Some 3,000 families have now received emails or letters warning them that they might have caught deadly hantavirus disease while visiting Yosemite National Park this summer.

Six visitors have come down with hantavirus pulmonary syndrome. Two died. Symptoms may not appear for six weeks after infection — so the estimated 10,000 Yosemite visitors who received warnings are waiting anxiously for signs they might have to rush to a hospital.

All of the reported cases were among park visitors who stayed in the “Boystown Signature Tent Cabins,” numbered in the 900s. It’s a group of permanent tent structures in one corner of the Curry Village area of Yosemite.

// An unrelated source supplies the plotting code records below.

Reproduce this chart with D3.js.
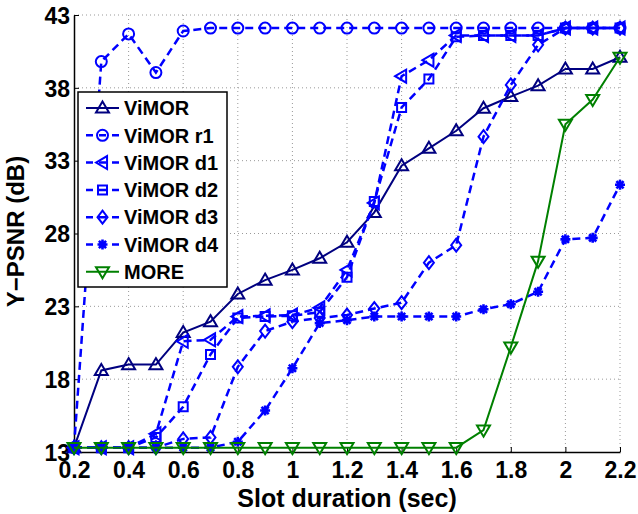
<!DOCTYPE html>
<html>
<head>
<meta charset="utf-8">
<script src="https://cdn.jsdelivr.net/npm/d3@7"></script>
<style>
  body { margin: 0; background: #fff; }
  text { font-family: "Liberation Sans", Arial, Helvetica, sans-serif; font-weight: bold; }
</style>
</head>
<body>
<div id="chart"></div>
<script>
// slot durations (sec)
var slots = [0.2, 0.3, 0.4, 0.5, 0.6, 0.7, 0.8, 0.9, 1.0, 1.1, 1.2, 1.3, 1.4, 1.5, 1.6, 1.7, 1.8, 1.9, 2.0, 2.1, 2.2];

// Y-PSNR (dB) per series
var vimor  = [13.3, 18.6, 19.0, 19.0, 21.2, 21.95, 23.85, 24.8, 25.5, 26.3, 27.4, 29.45, 32.65, 33.85, 35.05, 36.6, 37.4, 38.15, 39.3, 39.3, 40.1];
var vimorR1 = [13.3, 39.8, 41.7, 39.05, 41.9, 42.1, 42.1, 42.1, 42.1, 42.1, 42.1, 42.1, 42.1, 42.1, 42.1, 42.1, 42.1, 42.1, 42.1, 42.1, 42.1];
var vimorD1 = [13.3, 13.3, 13.3, 14.25, 20.6, 20.7, 22.3, 22.35, 22.4, 22.9, 25.5, 30.1, 38.8, 39.9, 41.6, 41.6, 41.6, 41.6, 42.1, 42.1, 42.1];
var vimorD2 = [13.3, 13.3, 13.3, 14.0, 16.1, 19.7, 22.2, 22.3, 22.35, 22.6, 25.0, 30.2, 36.65, 38.6, 41.5, 41.6, 41.6, 41.6, 42.1, 42.1, 42.1];
var vimorD3 = [13.3, 13.3, 13.3, 13.3, 13.9, 14.0, 18.85, 21.3, 21.95, 22.2, 22.4, 22.85, 23.25, 26.0, 27.2, 34.65, 38.2, 40.95, 42.1, 42.1, 42.1];
var vimorD4 = [13.3, 13.3, 13.3, 13.3, 13.3, 13.3, 13.7, 15.85, 18.75, 21.85, 22.05, 22.3, 22.3, 22.3, 22.3, 22.8, 23.15, 24.0, 27.6, 27.7, 31.35];
var more   = [13.3, 13.3, 13.3, 13.3, 13.3, 13.3, 13.3, 13.3, 13.3, 13.3, 13.3, 13.3, 13.3, 13.3, 13.3, 14.5, 20.2, 26.1, 35.5, 37.2, 40.1];

var xTicks = [0.2, 0.4, 0.6, 0.8, 1, 1.2, 1.4, 1.6, 1.8, 2, 2.2];
var yTicks = [13, 18, 23, 28, 33, 38, 43];

var seriesNames = ["ViMOR", "ViMOR r1", "ViMOR d1", "ViMOR d2", "ViMOR d3", "ViMOR d4", "MORE"];
var seriesValues = [vimor, vimorR1, vimorD1, vimorD2, vimorD3, vimorD4, more];

var styles = [
  { color: "#000080", dash: null, marker: "triUp" },
  { color: "#0000ff", dash: "8,5", marker: "circle" },
  { color: "#0000ff", dash: "8,5", marker: "triLeft" },
  { color: "#0000ff", dash: "8,5", marker: "square" },
  { color: "#0000ff", dash: "8,5", marker: "diamond" },
  { color: "#0000ff", dash: "8,5", marker: "star" },
  { color: "#008000", dash: null, marker: "triDown" }
];

var svgWidth = 638, svgHeight = 514;
var margin = { top: 15, right: 18, bottom: 62, left: 74 };
var width = svgWidth - margin.left - margin.right;
var height = svgHeight - margin.top - margin.bottom;

var svg = d3.select("#chart").append("svg")
  .attr("width", svgWidth)
  .attr("height", svgHeight);

svg.append("rect").attr("width", svgWidth).attr("height", svgHeight).attr("fill", "#fff");

var chartGroup = svg.append("g")
  .attr("transform", `translate(${margin.left}, ${margin.top})`);

var x = d3.scaleLinear().domain([0.2, 2.2]).range([0, width]);
var y = d3.scaleLinear().domain([13, 43]).range([height, 0]);

// grid
chartGroup.append("g").selectAll("line")
  .data(xTicks.slice(1))
  .enter().append("line")
  .attr("x1", d => x(d)).attr("x2", d => x(d))
  .attr("y1", 0).attr("y2", height)
  .attr("stroke", "#999").attr("stroke-width", 1).attr("stroke-dasharray", "1,3");

chartGroup.append("g").selectAll("line")
  .data(yTicks.slice(1))
  .enter().append("line")
  .attr("x1", 0).attr("x2", width)
  .attr("y1", d => y(d)).attr("y2", d => y(d))
  .attr("stroke", "#999").attr("stroke-width", 1).attr("stroke-dasharray", "1,3");

// axes
var bottomAxis = d3.axisBottom(x).tickValues(xTicks).tickSizeInner(-5).tickSizeOuter(0)
  .tickPadding(10).tickFormat(d3.format("~g"));
var leftAxis = d3.axisLeft(y).tickValues(yTicks).tickSizeInner(-5).tickSizeOuter(0)
  .tickPadding(4).tickFormat(d3.format("d"));

var gx = chartGroup.append("g")
  .attr("transform", `translate(0, ${height})`)
  .call(bottomAxis);
var gy = chartGroup.append("g").call(leftAxis);

[gx, gy].forEach(g => {
  g.selectAll("path").attr("stroke", "#000").attr("stroke-width", 1.5);
  g.selectAll("line").attr("stroke", "#000");
  g.selectAll("text").attr("fill", "#000").style("font-size", "23px");
});
gy.selectAll("text").attr("dy", "0.36em");

// marker shapes
function marker(sel, kind, color) {
  var s = 6.5;
  var p;
  if (kind === "circle") {
    return sel.append("circle").attr("r", 5.5).attr("fill", "none")
      .attr("stroke", color).attr("stroke-width", 2);
  }
  if (kind === "triUp") p = `M0,${-s}L${s},${s * 0.7}L${-s},${s * 0.7}Z`;
  if (kind === "triDown") p = `M0,${s}L${s},${-s * 0.7}L${-s},${-s * 0.7}Z`;
  if (kind === "triLeft") p = `M${-s},0L${s * 0.7},${-s}L${s * 0.7},${s}Z`;
  if (kind === "square") p = "M-4.5,-4.5H4.5V4.5H-4.5Z";
  if (kind === "diamond") p = "M0,-6.5L5,0L0,6.5L-5,0Z";
  if (kind === "star") {
    p = "M0,-5V5M-5,0H5M-3.6,-3.6L3.6,3.6M-3.6,3.6L3.6,-3.6";
    return sel.append("path").attr("d", p).attr("fill", "none")
      .attr("stroke", color).attr("stroke-width", 2.6);
  }
  return sel.append("path").attr("d", p).attr("fill", "none")
    .attr("stroke", color).attr("stroke-width", 2);
}

var line = d3.line().x(d => x(d[0])).y(d => y(d[1]));

seriesValues.forEach((vals, i) => {
  var st = styles[i];
  var pts = slots.map((s, j) => [s, vals[j]]);
  var g = chartGroup.append("g");
  g.append("path")
    .datum(pts)
    .attr("d", line)
    .attr("fill", "none")
    .attr("stroke", st.color)
    .attr("stroke-width", st.dash ? 2.5 : 2)
    .attr("stroke-dasharray", st.dash);
  pts.forEach(pt => {
    var m = g.append("g").attr("transform", `translate(${x(pt[0])}, ${y(pt[1])})`);
    marker(m, st.marker, st.color);
  });
});

// legend
var legend = chartGroup.append("g").attr("transform", "translate(4, 77)");
legend.append("rect")
  .attr("width", 149).attr("height", 195)
  .attr("fill", "#fff").attr("stroke", "#000").attr("stroke-width", 1.5);

seriesNames.forEach((name, i) => {
  var st = styles[i];
  var row = legend.append("g").attr("transform", `translate(0, ${16 + i * 27.3})`);
  row.append("line")
    .attr("x1", 8).attr("x2", 41).attr("y1", 0).attr("y2", 0)
    .attr("stroke", st.color)
    .attr("stroke-width", st.dash ? 2.5 : 2)
    .attr("stroke-dasharray", st.dash ? "7,6" : null);
  var m = row.append("g").attr("transform", "translate(24.5, 0)");
  marker(m, st.marker, st.color);
  row.append("text")
    .attr("x", 46).attr("y", 0).attr("dy", "0.36em")
    .style("font-size", "20px")
    .text(name);
});

// axis titles
chartGroup.append("text")
  .attr("text-anchor", "middle")
  .attr("x", width / 2).attr("y", height + 55)
  .style("font-size", "25px")
  .text("Slot duration (sec)");

chartGroup.append("text")
  .attr("text-anchor", "middle")
  .attr("transform", "rotate(-90)")
  .attr("x", -height / 2 + 2).attr("y", -50)
  .style("font-size", "24px")
  .text("Y\u2212PSNR (dB)");
</script>
</body>
</html>
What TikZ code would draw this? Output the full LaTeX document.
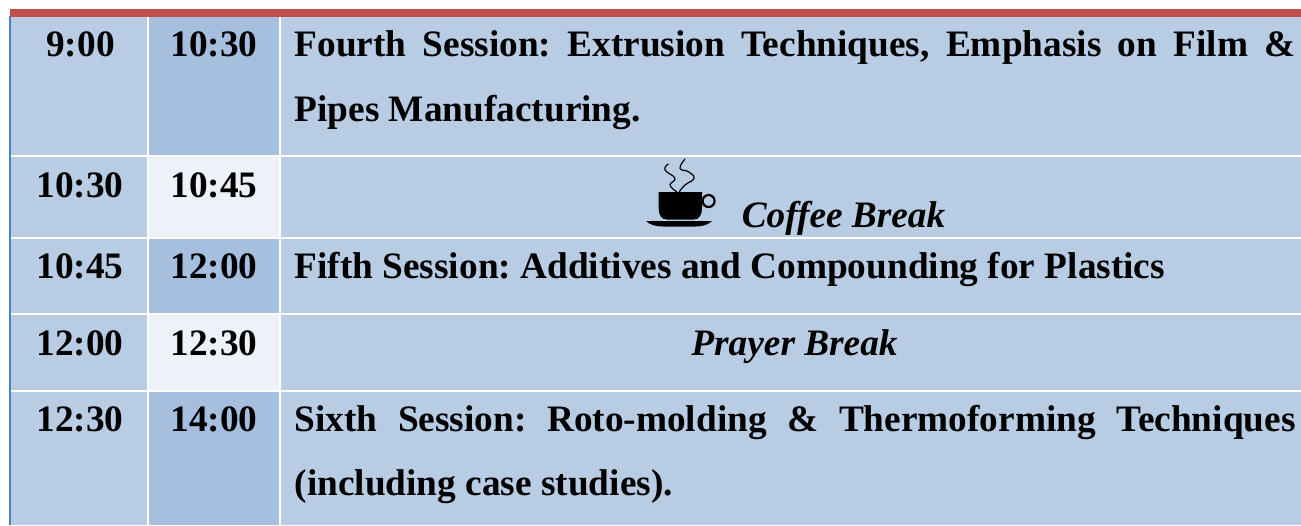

So far, all the reported infections happened in mid-June. But notices have been sent to everyone who stayed in the Boystown area from June 10 to August 24.

The strain of hantavirus found in the Yosemite area is called Sin Nombre virus. It’s spread by deer mice. Mouse urine and droppings mix with dust, and when that dust gets stirred up and breathed in, the virus can infect the lungs.

The notices sent to Boystown visitors warn them to be on the alert for fever, aches, and flu-like symptoms. These symptoms can rapidly worsen, so people with possible hantavirus exposure should immediately seek care at the first sign of illness.

Yosemite officials note that there have been no hantavirus infections outside the Boystown Signature Tent area or before mid-June.

“Individuals who visited Yosemite outside of this area and time frame, but who are experiencing flu-like symptoms should use their own discretion regarding contacting their health care provider. Early medical attention is critical for individuals who contract hantavirus,” the Yosemite web site warns.